Surf. Diceva Jack London che il surf è “uno sport da re”. Ci si sente invincibili. Il trentaduenne Pietro, raggiunge un’isola delle Azzorre, dopo la morte del padre. E qui fa amicizia con Vasco, 19 anni, figlio di un’italiana e di uno locale. L’isola è stata devastata da una montagna cocaina, caduta in mare dalla barca di un contrabbandiere (italiano). Le vite dei due s’intrecciano, nasce una fraterna amicizia. Ce lo racconta Niccolò Agliardi e lo fa con un linguaggio scattante e profondo (Ti devo un ritorno, Salani, 212 pag., 14,90 euro). Si scopre che il disastro droga, che provoca morte e malattie («attacchi di dissociazione ed emotività bulimica»), non è fantasia: è realmente avvenuto. Il protagonista prende confidenza con la solitude, che è insieme tormento e «gloria». Nel suo bagaglio sentimentale oltre il ricordo vivido del padre c’è quello di un ex fidanzata. Scrive l’autore:«Perdere un padre è come cadere a terra perché qualcuno ti ha tolto improvvisamente la sedia su cui eri seduto.». E ancora:«Lo volevi comprensivo, invece lo hai avuto autoritario. È stato tenero e doveva essere feroce, ha detto di no e avrebbe dovuto dire sì…». L’amicizia Pietro e Vasco avrà sviluppi fortemente emotivi. Sullo sfondo devastato dalla cocaina («la bamba»), con gente “fatta” e criminali.

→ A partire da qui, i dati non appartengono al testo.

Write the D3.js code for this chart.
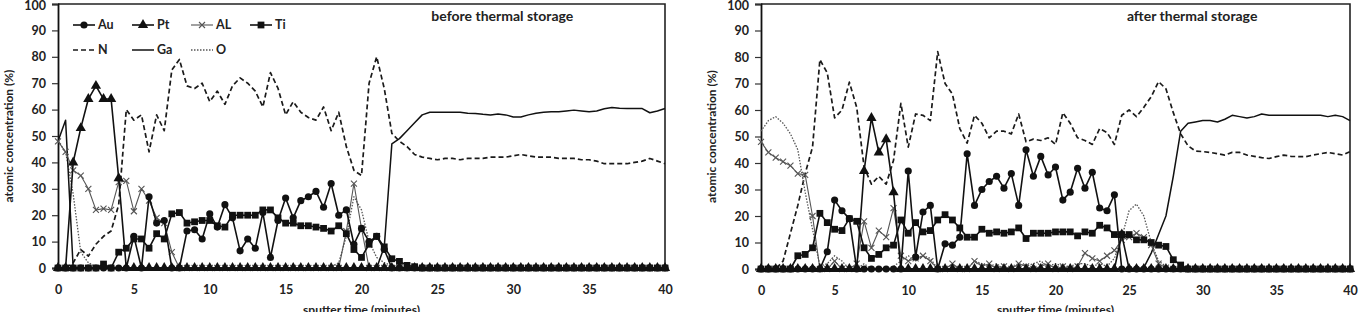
<!DOCTYPE html>
<html>
<head>
<meta charset="utf-8">
<style>
body { margin: 0; background: #fff; }
svg text { font-family: Lato, "Open Sans", sans-serif; font-weight: bold; fill: #222; }
</style>
</head>
<body>
<svg width="1372" height="312"></svg>
<script src="https://d3js.org/d3.v7.min.js"></script>
<script>
// sputter time, minutes (one reading every half minute)
var times = [0,0.5,1,1.5,2,2.5,3,3.5,4,4.5,
  5,5.5,6,6.5,7,7.5,8,8.5,9,9.5,
  10,10.5,11,11.5,12,12.5,13,13.5,14,14.5,
  15,15.5,16,16.5,17,17.5,18,18.5,19,19.5,
  20,20.5,21,21.5,22,22.5,23,23.5,24,24.5,
  25,25.5,26,26.5,27,27.5,28,28.5,29,29.5,
  30,30.5,31,31.5,32,32.5,33,33.5,34,34.5,
  35,35.5,36,36.5,37,37.5,38,38.5,39,39.5,
  40];
var xTicks = [0,5,10,15,20,25,30,35,40];
var yTicks = [0,10,20,30,40,50,60,70,80,90,100];
var elements = ["Au","Pt","AL","Ti","N","Ga","O"];
var titles = ["before thermal storage","after thermal storage"];

// ---- before thermal storage ----
var beforeAu = [0,0,0,0,0,0,0,0,0,0,
  12,0,27,17,18,0,0,14,14.5,11,
  20.5,15.5,24,19,6.5,11,7.5,21,4,18,
  26.5,19,25.5,27,29,23,32,20,22,9,
  15,10,12,7,0,0,0,0,0,0,
  0,0,0,0,0,0,0,0,0,0,
  0,0,0,0,0,0,0,0,0,0,
  0,0,0,0,0,0,0,0,0,0,
  0];
var beforePt = [0,0,40,53,64,69,64,64,34,0,
  0,0,0,0,0,0,0,0,0,0,
  0,0,0,0,0,0,0,0,0,0,
  0,0,0,0,0,0,0,0,0,0,
  0,0,0,0,0,0,0,0,0,0,
  0,0,0,0,0,0,0,0,0,0,
  0,0,0,0,0,0,0,0,0,0,
  0,0,0,0,0,0,0,0,0,0,
  0];
var beforeAL = [48,44,37,35,30,22,22.5,22,32.5,33,
  21.5,30,25.5,19,17,6,0,0,0,0,
  0,0,0,0,0,0,0,0,0,0,
  0,0,0,0,0,0,0,0,14,32,
  15,0,0,0,0,0,0,0,0,0,
  0,0,0,0,0,0,0,0,0,0,
  0,0,0,0,0,0,0,0,0,0,
  0,0,0,0,0,0,0,0,0,0,
  0];
var beforeTi = [0,0,0,0,0,0,1.5,0,6,7.5,
  11,11,7.5,13,11,20.5,21,17,17.5,18,
  18,16,15.5,20,20,20,20,22,22,19,
  17,17,16,16,15.5,15,14,16,13,7,
  4,9,12,8,3.5,2.5,1,0.5,0,0,
  0,0,0,0,0,0,0,0,0,0,
  0,0,0,0,0,0,0,0,0,0,
  0,0,0,0,0,0,0,0,0,0,
  0];
var beforeN = [0,0,2,7,4.5,9,12,14,24,60,
  56,58,44,58,52,75,79,69,68,70,
  63,67,62,69,72,70,67,61,74,68,
  58,63,59,57,56,61,52,59,46,37,
  35,70,80,68,51,48,46,43,42,41.5,
  41,41.5,41.5,41,41.5,41.5,41.5,42,42,42,
  42.5,43,42.5,42,42,42,41.5,41.5,41.5,41,
  41,40.5,39.5,39.5,39.5,39.5,40,40.5,41.5,40.5,
  39.5];
var beforeGa = [48,56,0,0,0,0,0,0,0,0,
  0,0,0,0,0,0,0,0,0,0,
  0,0,0,0,0,0,0,0,0,0,
  0,0,0,0,0,0,0,0,0,0,
  0,0,0,8,47,49,52,55,58,59,
  59,59,59,59,58.6,58.5,58.2,58,58.3,58,
  57.2,57.2,58,58.6,59,59.2,59.2,59.5,59.8,59.5,
  59.2,59.5,60.3,60.8,60.5,60.4,60.4,60.4,58.8,59.5,
  60.4];
var beforeO = [48,44,28,6,2,0.5,0,0,0,0,
  0,0,0,0,0,0,0,0,0,0,
  0,0,0,0,0,0,0,0,0,0,
  0,0,0,0,0,0,0.5,2,12,27,
  22,10,4,2,1,0.5,0,0,0,0,
  0,0,0,0,0,0,0,0,0,0,
  0,0,0,0,0,0,0,0,0,0,
  0,0,0,0,0,0,0,0,0,0,
  0];

// ---- after thermal storage ----
var afterAu = [0,0,0,0,0,0,0,0,0,6.5,
  26,22,19,0,0,0,0,0,0,0,
  37,4.5,21.5,24,0,9.5,9,12,43.5,24,
  30,33,35,30.5,36,24,45,35,42.5,35.5,
  38.5,26,29,38,30.5,36.5,23,22,28,0,
  0,0,0,0,0,0,0,0,0,0,
  0,0,0,0,0,0,0,0,0,0,
  0,0,0,0,0,0,0,0,0,0,
  0];
var afterPt = [0,0,0,0,0,0,0,0,0,0,
  0,0,0,0,37,57,44,49,29,0,
  0,0,0,0,0,0,0,0,0,0,
  0,0,0,0,0,0,0,0,0,0,
  0,0,0,0,0,0,0,0,0,13,
  0,0,0,0,0,0,0,0,0,0,
  0,0,0,0,0,0,0,0,0,0,
  0,0,0,0,0,0,0,0,0,0,
  0];
var afterAL = [48,44,42,40.5,39,36,35.5,20,0,0,
  3,0,0,2,18,8,14.5,12,23,5,
  3,4,5,3,0,0,2,0,0,3,
  1,2,0,1,0,2,1,0,1,2,
  0,1,0,1,6,4,3,5,7,11,
  12,13.5,12,9,2,0.5,0,0,0,0,
  0,0,0,0,0,0,0,0,0,0,
  0,0,0,0,0,0,0,0,0,0,
  0];
var afterTi = [0,0,0,0,0,5,5.5,8,21,17.5,
  15,14.5,19,18,8,4,5.5,8,9,18.5,
  13.5,17.5,14,14.5,18.5,20.5,18.5,15.5,12,12,
  15,13.5,14,13.5,14,15.5,11.5,13.5,13.5,13.5,
  14,14,14,12.5,14,13.5,16.5,15.5,13,13,
  13,11,11,10,9,8.5,3.5,1.5,0,0,
  0,0,0,0,0,0,0,0,0,0,
  0,0,0,0,0,0,0,0,0,0,
  0];
var afterN = [0,0,0,3,13.5,24,36,46,79,74,
  57,60,70.5,61,38.5,32,35,32,41,62.5,
  46,58.5,58,56,82,70,66,53,47.5,58,
  55,49.5,52,52,51,58.5,48,49,48.5,49.5,
  47,59,55,49.5,48.5,47,53,51.5,47,58,
  60,57.5,61,65,70.7,68,59,51,46.5,44.5,
  44.3,44,43.5,43,44,44,43,42.5,42,41.7,
  42.4,43,42.5,42.4,42.4,43,43.5,44,43.5,43,
  44.3];
var afterGa = [0,0,0,0,0,0,0,0,0,0,
  0,0,0,0,0,0,0,0,0,0,
  0,0,0,0,0,0,0,0,0,0,
  0,0,0,0,0,0,0,0,0,0,
  0,0,0,0,0,0,0,0,0,0,
  0,0,0.5,6,13,20,35,52,55,55.5,
  56,56,55.5,56.5,58,57.5,57,57.5,58.5,58,
  58,58,58,58,58,58,58,57.5,58,57.5,
  56];
var afterO = [52,56,57.5,55,51,45,29,15,1,2,
  5,3,0,0,2,0,0,0,1,3,
  5,3,5,4,0,0,0,1,0,3,
  2,1,2,0,1,2,1,2,3,1,
  2,1,1,2,2,1,2,1,4,12,
  22,24.5,20,10,3,1,0,0,0,0,
  0,0,0,0,0,0,0,0,0,0,
  0,0,0,0,0,0,0,0,0,0,
  0];

var svg = d3.select("svg");

// look of each element's trace
var look = {
  Au: {marker: "circle",   color: "#111", width: 1.6, dash: null},
  Pt: {marker: "triangle", color: "#111", width: 1.6, dash: null},
  AL: {marker: "x",        color: "#555", width: 1.1, dash: null},
  Ti: {marker: "square",   color: "#111", width: 1.6, dash: null},
  N:  {marker: null,       color: "#1a1a1a", width: 1.7, dash: "5,3"},
  Ga: {marker: null,       color: "#111", width: 1.5, dash: null},
  O:  {marker: null,       color: "#555", width: 1.3, dash: "1.5,1.5"}
};

function marker(g, kind, color) {
  if (kind === "x") {
    g.append("path").attr("d", "M-3,-3L3,3M-3,3L3,-3")
      .attr("stroke", color).attr("stroke-width", 1.1).attr("fill", "none");
  } else {
    var type = {circle: d3.symbolCircle, triangle: d3.symbolTriangle, square: d3.symbolSquare}[kind];
    var size = {circle: 40, triangle: 46, square: 46}[kind];
    g.append("path").attr("d", d3.symbol().type(type).size(size)()).attr("fill", color);
  }
}

function drawPanel(left, right, bottom, title, series, withLegend) {
  var x = d3.scaleLinear().domain([0, 40]).range([left, right]);
  var y = d3.scaleLinear().domain([0, 100]).range([bottom, 4]);
  var g = svg.append("g");

  // frame (top and right edges)
  g.append("path")
    .attr("d", "M" + left + "," + y(100) + "H" + right + "V" + bottom)
    .attr("fill", "none").attr("stroke", "#222").attr("stroke-width", 1.6);

  var yAxis = g.append("g")
    .attr("transform", "translate(" + left + ",0)")
    .call(d3.axisLeft(y).tickValues(yTicks).tickSize(6).tickPadding(6));
  var xAxis = g.append("g")
    .attr("transform", "translate(0," + bottom + ")")
    .call(d3.axisBottom(x).tickValues(xTicks).tickSize(0).tickPadding(17));
  [yAxis, xAxis].forEach(function(a) {
    a.select(".domain").attr("stroke", "#111").attr("stroke-width", 1.8);
    a.selectAll(".tick line").attr("stroke", "#333").attr("stroke-width", 1.2);
    a.selectAll("text").attr("font-size", 12.5).attr("fill", "#222");
  });
  // keep the top label inside the picture
  yAxis.selectAll(".tick text").filter(function(d) { return d === 100; }).attr("dy", "0.45em");

  g.append("text")
    .attr("transform", "translate(" + (left - 49) + "," + ((bottom + 4) / 2) + ") rotate(-90)")
    .attr("text-anchor", "middle").attr("dy", "0.35em").attr("font-size", 12)
    .text("atomic concentration (%)");
  g.append("text")
    .attr("x", (left + right) / 2).attr("y", 314)
    .attr("text-anchor", "middle").attr("font-size", 12)
    .text("sputter time (minutes)");
  g.append("text")
    .attr("x", left + (right - left) * 0.732).attr("y", 21)
    .attr("text-anchor", "middle").attr("font-size", 14)
    .text(title);

  var line = d3.line()
    .x(function(d) { return x(d[0]); })
    .y(function(d) { return y(d[1]); });

  ["N", "O", "Ga", "AL", "Ti", "Pt", "Au"].forEach(function(name) {
    var s = look[name];
    var pts = times.map(function(t, i) { return [t, series[name][i]]; });
    g.append("path").datum(pts)
      .attr("d", line).attr("fill", "none")
      .attr("stroke", s.color).attr("stroke-width", s.width)
      .attr("stroke-dasharray", s.dash)
      .attr("stroke-linejoin", "round");
    if (s.marker) {
      g.append("g").selectAll("g").data(pts).enter().append("g")
        .attr("transform", function(d) { return "translate(" + x(d[0]) + "," + y(d[1]) + ")"; })
        .each(function() { marker(d3.select(this), s.marker, s.color); });
    }
  });

  if (withLegend) {
    var lg = g.append("g").attr("font-size", 12.5);
    elements.forEach(function(name, i) {
      var s = look[name];
      var row = i < 4 ? 0 : 1, col = i < 4 ? i : i - 4;
      var lx = left + 15 + col * 59, ly = 25 + row * 25;
      lg.append("line")
        .attr("x1", lx).attr("x2", lx + 22).attr("y1", ly).attr("y2", ly)
        .attr("stroke", s.color).attr("stroke-width", s.width)
        .attr("stroke-dasharray", s.dash);
      if (s.marker) {
        var m = lg.append("g").attr("transform", "translate(" + (lx + 11) + "," + ly + ")");
        marker(m, s.marker, s.color);
      }
      lg.append("text").attr("x", lx + 25).attr("y", ly).attr("dy", "0.35em")
        .text(name);
    });
  }
}

drawPanel(58, 665, 268, titles[0],
  {Au: beforeAu, Pt: beforePt, AL: beforeAL, Ti: beforeTi, N: beforeN, Ga: beforeGa, O: beforeO}, true);
drawPanel(761, 1350, 269, titles[1],
  {Au: afterAu, Pt: afterPt, AL: afterAL, Ti: afterTi, N: afterN, Ga: afterGa, O: afterO}, false);
</script>
</body>
</html>
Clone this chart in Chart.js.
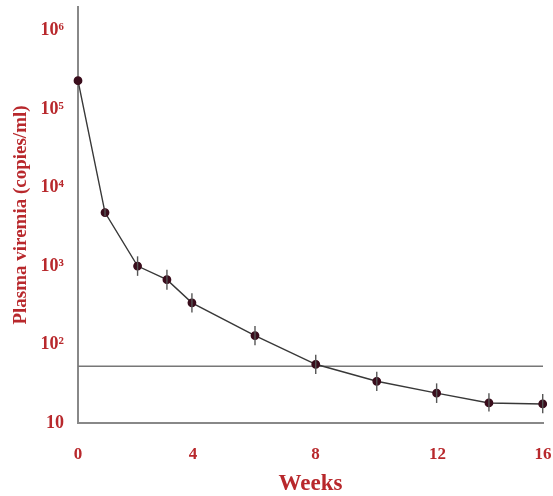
<!DOCTYPE html>
<html lang="en">
<head>
    <meta charset="UTF-8">
    <title>Plasma viremia</title>
    <script src="https://cdn.jsdelivr.net/npm/chart.js"></script>
    <style>
        html, body { margin: 0; padding: 0; background: #fff; }
        #wrap { width: 553px; height: 496px; }
    </style>
</head>
<body>
    <div id="wrap"><canvas id="viremiaChart" width="553" height="496"></canvas></div>
    <script>
        // values (week positions as drawn on the original axis)
        const weeks = [0, 0.93, 2.05, 3.06, 3.92, 6.09, 8.18, 10.28, 12.34, 14.14, 15.99];
        const viremia = [230000, 4800, 1000, 670, 340, 130, 56, 34, 24, 18, 17.5];
        const errHigh = [230000, 5400, 1330, 900, 450, 172, 74, 45, 32, 24, 23.5];
        const errLow = [230000, 4300, 750, 500, 255, 98, 42, 25.5, 18, 14, 13.3];
        const limitWeeks = [0, 16];
        const limitValue = [53, 53];
        const yTicks = [10, 100, 1000, 10000, 100000, 1000000];
        const yTickLabels = ['10', '10²', '10³', '10⁴', '10⁵', '10⁶'];
        const xTicks = [0, 3.96, 8.17, 12.37, 16];
        const xTickLabels = ['0', '4', '8', '12', '16'];

        const red = '#b8282c';
        const serif = '"Liberation Serif", "DejaVu Serif", serif';

        const errorBars = {
            id: 'errorBars',
            afterDatasetsDraw(chart) {
                const x = chart.scales.x, y = chart.scales.y, c = chart.ctx;
                c.save();
                c.strokeStyle = '#555';
                c.lineWidth = 1.4;
                weeks.forEach((w, i) => {
                    if (errHigh[i] === errLow[i]) return;
                    const px = x.getPixelForValue(w);
                    c.beginPath();
                    c.moveTo(px, y.getPixelForValue(errHigh[i]));
                    c.lineTo(px, y.getPixelForValue(errLow[i]));
                    c.stroke();
                });
                c.restore();
            }
        };

        new Chart(document.getElementById('viremiaChart'), {
            type: 'line',
            data: {
                datasets: [{
                    data: weeks.map((w, i) => ({ x: w, y: viremia[i] })),
                    borderColor: '#383838',
                    borderWidth: 1.4,
                    pointRadius: 3.7,
                    pointBackgroundColor: '#3a0d1c',
                    pointBorderColor: '#3a0d1c',
                    tension: 0,
                    clip: false
                }, {
                    data: limitWeeks.map((w, i) => ({ x: w, y: limitValue[i] })),
                    borderColor: '#777',
                    borderWidth: 1.5,
                    pointRadius: 0
                }]
            },
            options: {
                responsive: false,
                animation: false,
                layout: { padding: { top: 7, right: 10 } },
                plugins: { legend: { display: false }, tooltip: { enabled: false } },
                scales: {
                    x: {
                        type: 'linear',
                        min: 0,
                        max: 16,
                        afterBuildTicks: s => { s.ticks = xTicks.map(v => ({ value: v })); },
                        afterFit: s => { s.height = 73; s.paddingLeft = 0; s.paddingRight = 0; },
                        grid: { display: false, drawTicks: false },
                        border: { display: true, color: '#888', width: 2 },
                        ticks: {
                            padding: 21,
                            color: red,
                            maxRotation: 0,
                            font: { family: serif, size: 17, weight: 'bold' },
                            callback: v => xTickLabels[xTicks.indexOf(v)]
                        },
                        title: {
                            display: true,
                            text: 'Weeks',
                            color: red,
                            padding: 0,
                            font: { family: serif, size: 23, weight: 'bold', lineHeight: 1 }
                        }
                    },
                    y: {
                        type: 'logarithmic',
                        min: 10,
                        max: 2000000,
                        afterBuildTicks: s => { s.ticks = yTicks.map(v => ({ value: v })); },
                        afterFit: s => { s.width = 78; s.paddingTop = 0; s.paddingBottom = 0; },
                        grid: { display: false, drawTicks: false },
                        border: { display: true, color: '#888', width: 2 },
                        ticks: {
                            padding: 14,
                            color: red,
                            font: { family: serif, size: 18, weight: 'bold' },
                            callback: v => yTickLabels[yTicks.indexOf(v)]
                        },
                        title: {
                            display: true,
                            text: 'Plasma viremia (copies/ml)',
                            color: red,
                            padding: { top: 10 },
                            font: { family: serif, size: 19, weight: 'bold' }
                        }
                    }
                }
            },
            plugins: [errorBars]
        });
    </script>
</body>
</html>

Il rapace. Addestrare un falcone crudele che gracida “gic, gik,” è l’impresa dello scrittore T.H. White, molto noto per aver raccontato la leggenda di re Artù e varie saghe cavalleresche (Disney ne trasse cartoons). È una storia autobiografica (L’astore, Adelphi, 201 pag., 18 euro). Un lavoro/passione non facile, soprattutto se vuole intuire il significato dei suoi sguardi. Ma lo fa, a costo anche di passare notti insonni. Un intento che ha un significato anche storico e culturale visto che far volare i rapaci coincide, secondo alcuni, con la nascita della stessa Inghilterra. L’uccello che viene chiamato “l’aristocrazia dell’aria” è crudele, selvaggio, testardo. Ma alla fine accetta la mano del narratore come posatoio e pare comprenda la fisionomia umana, tra scatti d’ira e di mansuetudine. L’addestratore, per riuscire, sa di dover diventare “schiavo, bambinaia e lacchè”. Rapporto di amore e odio.
Il banchetto. È da un po’ di anni che il romanzo storico riscuote successo di pubblico. Si sente dire: ”La trama è appassionante e in più si impara qualcosa”. Altrettanto di moda è la cucina. Tra programmi tv, libri di cucina, inserti nei giornali pare che gli italiani sognino soprattutto di stare ai fornelli. Un’ondata un po’ nauseante. Il ferrarese Andrea Biscaro (ne Il cuoco dell’Inferno, Meridiano Zero, 235 pag., 18 euro) ha impastato i due elementi, raccontando di un grande banchetto al Palazzo dei Diamanti, dove svetta il duca Ercole I, cui spetta il merito della riorganizzazione urbana. Cibo ottimo e abbondante, musica, allegria. Finché non bussa un uomo misterioso, a conoscenza di un segreto. Scrittura fluida, senza troppe ambizioni stilistiche. Peccato che nelle note biografiche si elenchi chi ha fatto prefazioni ai libri di Biscaro, che è anche cantautore e ghostwriter. Ma che bisogno c’era?